---------- Source excerpt
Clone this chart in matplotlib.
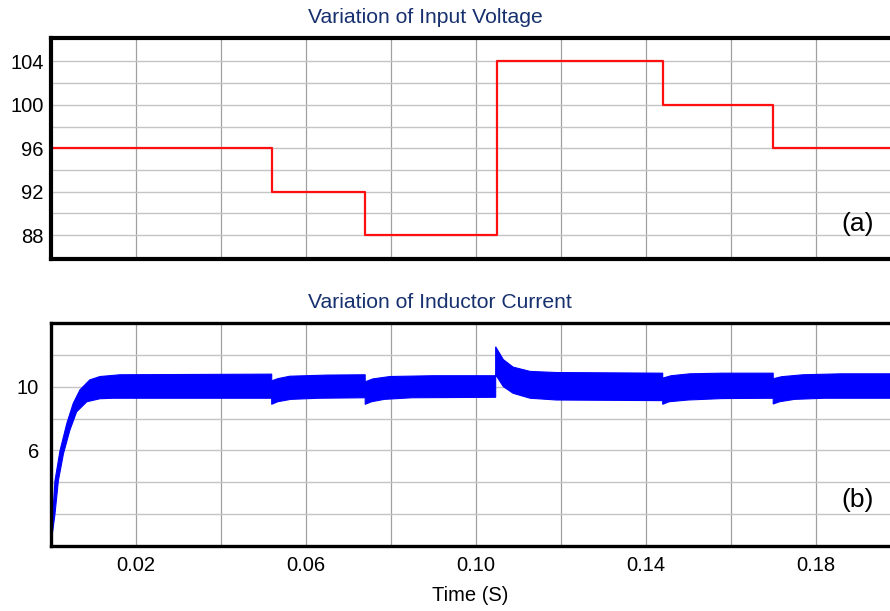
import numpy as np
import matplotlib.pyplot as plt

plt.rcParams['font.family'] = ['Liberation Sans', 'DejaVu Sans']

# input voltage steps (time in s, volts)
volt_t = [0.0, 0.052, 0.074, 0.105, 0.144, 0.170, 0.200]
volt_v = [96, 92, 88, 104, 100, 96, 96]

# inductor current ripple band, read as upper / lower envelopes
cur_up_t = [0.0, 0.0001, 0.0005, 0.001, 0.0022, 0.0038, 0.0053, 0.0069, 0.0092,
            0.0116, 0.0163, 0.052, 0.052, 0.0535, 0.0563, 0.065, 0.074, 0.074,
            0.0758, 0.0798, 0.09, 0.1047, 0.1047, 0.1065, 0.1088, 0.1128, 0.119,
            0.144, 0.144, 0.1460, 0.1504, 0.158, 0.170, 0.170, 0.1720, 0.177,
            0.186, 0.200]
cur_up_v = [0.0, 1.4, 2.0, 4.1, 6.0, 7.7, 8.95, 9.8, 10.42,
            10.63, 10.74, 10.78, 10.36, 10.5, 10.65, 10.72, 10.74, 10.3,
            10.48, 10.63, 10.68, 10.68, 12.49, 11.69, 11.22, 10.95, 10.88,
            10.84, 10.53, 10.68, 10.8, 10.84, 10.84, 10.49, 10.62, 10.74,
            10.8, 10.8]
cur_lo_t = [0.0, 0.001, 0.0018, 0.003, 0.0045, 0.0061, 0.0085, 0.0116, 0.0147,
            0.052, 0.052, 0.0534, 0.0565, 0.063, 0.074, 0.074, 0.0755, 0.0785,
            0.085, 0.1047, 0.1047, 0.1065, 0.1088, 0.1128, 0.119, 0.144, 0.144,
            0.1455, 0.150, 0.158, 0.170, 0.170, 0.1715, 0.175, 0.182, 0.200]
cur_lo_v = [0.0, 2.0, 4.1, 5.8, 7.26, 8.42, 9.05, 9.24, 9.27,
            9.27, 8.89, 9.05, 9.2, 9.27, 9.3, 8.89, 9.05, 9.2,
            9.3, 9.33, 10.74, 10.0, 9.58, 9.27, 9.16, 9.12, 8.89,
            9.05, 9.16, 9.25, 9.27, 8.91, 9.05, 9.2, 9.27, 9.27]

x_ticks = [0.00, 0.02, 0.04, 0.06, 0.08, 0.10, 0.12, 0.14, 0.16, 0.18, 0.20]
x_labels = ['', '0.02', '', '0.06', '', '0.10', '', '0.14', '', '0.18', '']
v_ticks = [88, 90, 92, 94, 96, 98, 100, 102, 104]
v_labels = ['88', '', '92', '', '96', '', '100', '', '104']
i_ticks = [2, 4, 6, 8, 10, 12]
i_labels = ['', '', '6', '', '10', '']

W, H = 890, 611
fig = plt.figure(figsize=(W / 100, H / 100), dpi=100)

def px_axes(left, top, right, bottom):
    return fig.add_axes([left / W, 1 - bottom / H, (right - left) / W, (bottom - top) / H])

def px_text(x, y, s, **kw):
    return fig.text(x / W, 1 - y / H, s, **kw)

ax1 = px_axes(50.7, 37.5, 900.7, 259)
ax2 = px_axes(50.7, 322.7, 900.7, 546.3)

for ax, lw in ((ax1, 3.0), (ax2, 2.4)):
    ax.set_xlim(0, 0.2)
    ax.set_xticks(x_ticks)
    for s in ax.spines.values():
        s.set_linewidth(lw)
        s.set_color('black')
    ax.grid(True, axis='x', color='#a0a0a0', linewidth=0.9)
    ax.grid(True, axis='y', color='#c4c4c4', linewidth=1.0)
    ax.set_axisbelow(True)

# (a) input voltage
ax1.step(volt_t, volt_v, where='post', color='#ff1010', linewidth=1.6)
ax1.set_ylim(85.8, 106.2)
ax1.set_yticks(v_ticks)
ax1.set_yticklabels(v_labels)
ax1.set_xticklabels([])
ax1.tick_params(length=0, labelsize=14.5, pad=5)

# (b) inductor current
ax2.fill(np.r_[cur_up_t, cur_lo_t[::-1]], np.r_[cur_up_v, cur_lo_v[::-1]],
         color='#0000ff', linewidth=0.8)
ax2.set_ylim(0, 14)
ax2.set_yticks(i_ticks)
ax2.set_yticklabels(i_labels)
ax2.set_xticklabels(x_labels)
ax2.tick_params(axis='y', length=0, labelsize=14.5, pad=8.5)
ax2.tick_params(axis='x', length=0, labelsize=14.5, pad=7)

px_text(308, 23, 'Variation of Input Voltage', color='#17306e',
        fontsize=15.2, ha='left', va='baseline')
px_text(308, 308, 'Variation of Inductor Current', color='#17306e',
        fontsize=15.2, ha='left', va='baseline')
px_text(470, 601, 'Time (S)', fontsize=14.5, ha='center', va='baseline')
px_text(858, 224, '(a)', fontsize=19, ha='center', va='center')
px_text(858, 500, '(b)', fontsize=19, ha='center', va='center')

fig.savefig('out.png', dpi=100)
--------------------
◆ Challenge
Only the lines from the top of the data through the line with "volt_v = [96, 92, 88, 104, 100, 96, 96]" should be quoted, exactly and with both ends kept; skip the pictures.

◆ Expected output
Clone this chart in matplotlib.
import numpy as np
import matplotlib.pyplot as plt

plt.rcParams['font.family'] = ['Liberation Sans', 'DejaVu Sans']

# input voltage steps (time in s, volts)
volt_t = [0.0, 0.052, 0.074, 0.105, 0.144, 0.170, 0.200]
volt_v = [96, 92, 88, 104, 100, 96, 96]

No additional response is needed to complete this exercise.